● SUPPLIED DATA:
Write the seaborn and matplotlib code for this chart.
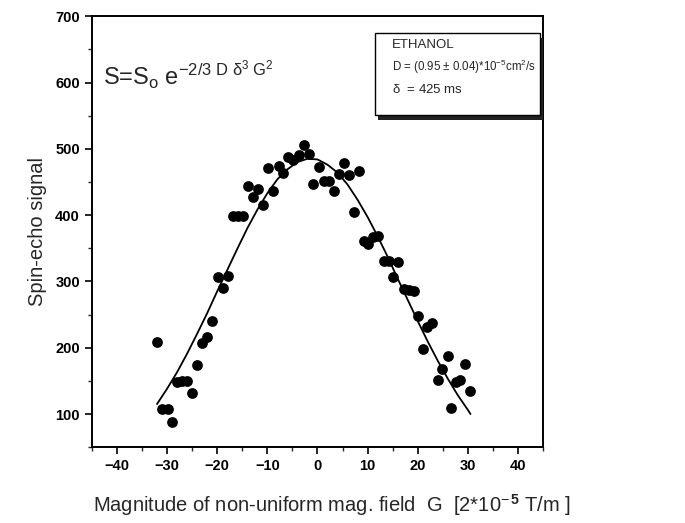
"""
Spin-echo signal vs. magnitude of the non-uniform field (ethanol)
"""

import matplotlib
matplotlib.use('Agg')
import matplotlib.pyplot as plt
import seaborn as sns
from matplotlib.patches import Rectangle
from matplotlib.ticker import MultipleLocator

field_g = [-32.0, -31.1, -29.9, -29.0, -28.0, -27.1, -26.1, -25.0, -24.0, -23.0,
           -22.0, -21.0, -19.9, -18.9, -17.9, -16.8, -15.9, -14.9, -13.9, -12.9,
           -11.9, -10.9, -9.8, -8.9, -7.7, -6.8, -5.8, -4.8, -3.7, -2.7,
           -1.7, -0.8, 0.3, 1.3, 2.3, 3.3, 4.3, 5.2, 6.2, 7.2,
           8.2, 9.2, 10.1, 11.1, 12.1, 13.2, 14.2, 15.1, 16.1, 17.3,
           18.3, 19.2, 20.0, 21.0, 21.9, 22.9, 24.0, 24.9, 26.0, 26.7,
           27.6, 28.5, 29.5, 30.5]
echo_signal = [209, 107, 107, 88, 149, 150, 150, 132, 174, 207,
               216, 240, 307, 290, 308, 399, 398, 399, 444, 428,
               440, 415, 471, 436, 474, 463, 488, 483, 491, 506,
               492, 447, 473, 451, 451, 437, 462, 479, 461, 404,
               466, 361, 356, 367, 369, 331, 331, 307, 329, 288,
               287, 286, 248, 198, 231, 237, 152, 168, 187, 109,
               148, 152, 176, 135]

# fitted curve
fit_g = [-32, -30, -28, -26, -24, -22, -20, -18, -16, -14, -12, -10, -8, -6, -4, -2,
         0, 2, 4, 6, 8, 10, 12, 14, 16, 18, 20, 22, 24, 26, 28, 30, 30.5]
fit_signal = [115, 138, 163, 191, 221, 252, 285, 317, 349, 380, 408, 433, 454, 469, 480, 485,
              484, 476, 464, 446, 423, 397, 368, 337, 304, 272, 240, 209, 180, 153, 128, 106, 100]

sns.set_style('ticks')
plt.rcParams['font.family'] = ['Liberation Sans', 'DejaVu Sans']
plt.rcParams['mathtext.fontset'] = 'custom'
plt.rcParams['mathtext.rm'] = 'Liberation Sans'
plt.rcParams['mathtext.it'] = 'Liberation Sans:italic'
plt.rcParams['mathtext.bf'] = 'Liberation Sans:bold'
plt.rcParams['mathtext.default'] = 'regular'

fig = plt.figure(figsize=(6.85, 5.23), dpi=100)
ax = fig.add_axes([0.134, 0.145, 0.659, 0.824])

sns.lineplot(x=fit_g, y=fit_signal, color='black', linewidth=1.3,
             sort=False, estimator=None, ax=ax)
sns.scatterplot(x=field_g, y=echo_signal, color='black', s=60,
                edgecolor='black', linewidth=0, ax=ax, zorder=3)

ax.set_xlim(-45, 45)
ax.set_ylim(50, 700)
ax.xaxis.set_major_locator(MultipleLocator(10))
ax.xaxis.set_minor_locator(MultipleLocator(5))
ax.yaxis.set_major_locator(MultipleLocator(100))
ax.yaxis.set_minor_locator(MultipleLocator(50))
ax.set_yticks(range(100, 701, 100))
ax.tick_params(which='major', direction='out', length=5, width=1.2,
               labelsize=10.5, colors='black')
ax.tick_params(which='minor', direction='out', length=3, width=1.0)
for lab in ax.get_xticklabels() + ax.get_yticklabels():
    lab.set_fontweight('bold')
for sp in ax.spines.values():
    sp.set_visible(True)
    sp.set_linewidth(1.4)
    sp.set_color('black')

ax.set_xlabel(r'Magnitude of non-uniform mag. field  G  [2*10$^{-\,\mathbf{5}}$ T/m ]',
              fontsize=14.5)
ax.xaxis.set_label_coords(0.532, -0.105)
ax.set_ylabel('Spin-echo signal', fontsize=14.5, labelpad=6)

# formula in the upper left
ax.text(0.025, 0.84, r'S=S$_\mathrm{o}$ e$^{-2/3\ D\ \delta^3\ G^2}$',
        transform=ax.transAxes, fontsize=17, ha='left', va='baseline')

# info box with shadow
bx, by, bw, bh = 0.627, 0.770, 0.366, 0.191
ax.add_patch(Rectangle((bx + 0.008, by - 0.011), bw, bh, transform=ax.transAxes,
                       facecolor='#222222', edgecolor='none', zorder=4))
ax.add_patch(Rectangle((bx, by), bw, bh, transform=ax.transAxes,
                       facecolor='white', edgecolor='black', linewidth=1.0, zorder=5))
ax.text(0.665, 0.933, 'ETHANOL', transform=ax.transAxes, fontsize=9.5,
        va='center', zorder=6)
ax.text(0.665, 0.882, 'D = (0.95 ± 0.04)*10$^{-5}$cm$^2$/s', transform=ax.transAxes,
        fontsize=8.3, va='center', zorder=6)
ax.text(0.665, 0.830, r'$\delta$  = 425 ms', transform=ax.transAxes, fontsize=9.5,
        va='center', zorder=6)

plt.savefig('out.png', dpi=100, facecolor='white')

● EXERCISE GOAL:
Look at the listing and set down only the lines from its start through the line with "128, 106, 100]", word for word and without pictures.

● THE SOLUTION:
Write the seaborn and matplotlib code for this chart.
"""
Spin-echo signal vs. magnitude of the non-uniform field (ethanol)
"""

import matplotlib
matplotlib.use('Agg')
import matplotlib.pyplot as plt
import seaborn as sns
from matplotlib.patches import Rectangle
from matplotlib.ticker import MultipleLocator

field_g = [-32.0, -31.1, -29.9, -29.0, -28.0, -27.1, -26.1, -25.0, -24.0, -23.0,
           -22.0, -21.0, -19.9, -18.9, -17.9, -16.8, -15.9, -14.9, -13.9, -12.9,
           -11.9, -10.9, -9.8, -8.9, -7.7, -6.8, -5.8, -4.8, -3.7, -2.7,
           -1.7, -0.8, 0.3, 1.3, 2.3, 3.3, 4.3, 5.2, 6.2, 7.2,
           8.2, 9.2, 10.1, 11.1, 12.1, 13.2, 14.2, 15.1, 16.1, 17.3,
           18.3, 19.2, 20.0, 21.0, 21.9, 22.9, 24.0, 24.9, 26.0, 26.7,
           27.6, 28.5, 29.5, 30.5]
echo_signal = [209, 107, 107, 88, 149, 150, 150, 132, 174, 207,
               216, 240, 307, 290, 308, 399, 398, 399, 444, 428,
               440, 415, 471, 436, 474, 463, 488, 483, 491, 506,
               492, 447, 473, 451, 451, 437, 462, 479, 461, 404,
               466, 361, 356, 367, 369, 331, 331, 307, 329, 288,
               287, 286, 248, 198, 231, 237, 152, 168, 187, 109,
               148, 152, 176, 135]

# fitted curve
fit_g = [-32, -30, -28, -26, -24, -22, -20, -18, -16, -14, -12, -10, -8, -6, -4, -2,
         0, 2, 4, 6, 8, 10, 12, 14, 16, 18, 20, 22, 24, 26, 28, 30, 30.5]
fit_signal = [115, 138, 163, 191, 221, 252, 285, 317, 349, 380, 408, 433, 454, 469, 480, 485,
              484, 476, 464, 446, 423, 397, 368, 337, 304, 272, 240, 209, 180, 153, 128, 106, 100]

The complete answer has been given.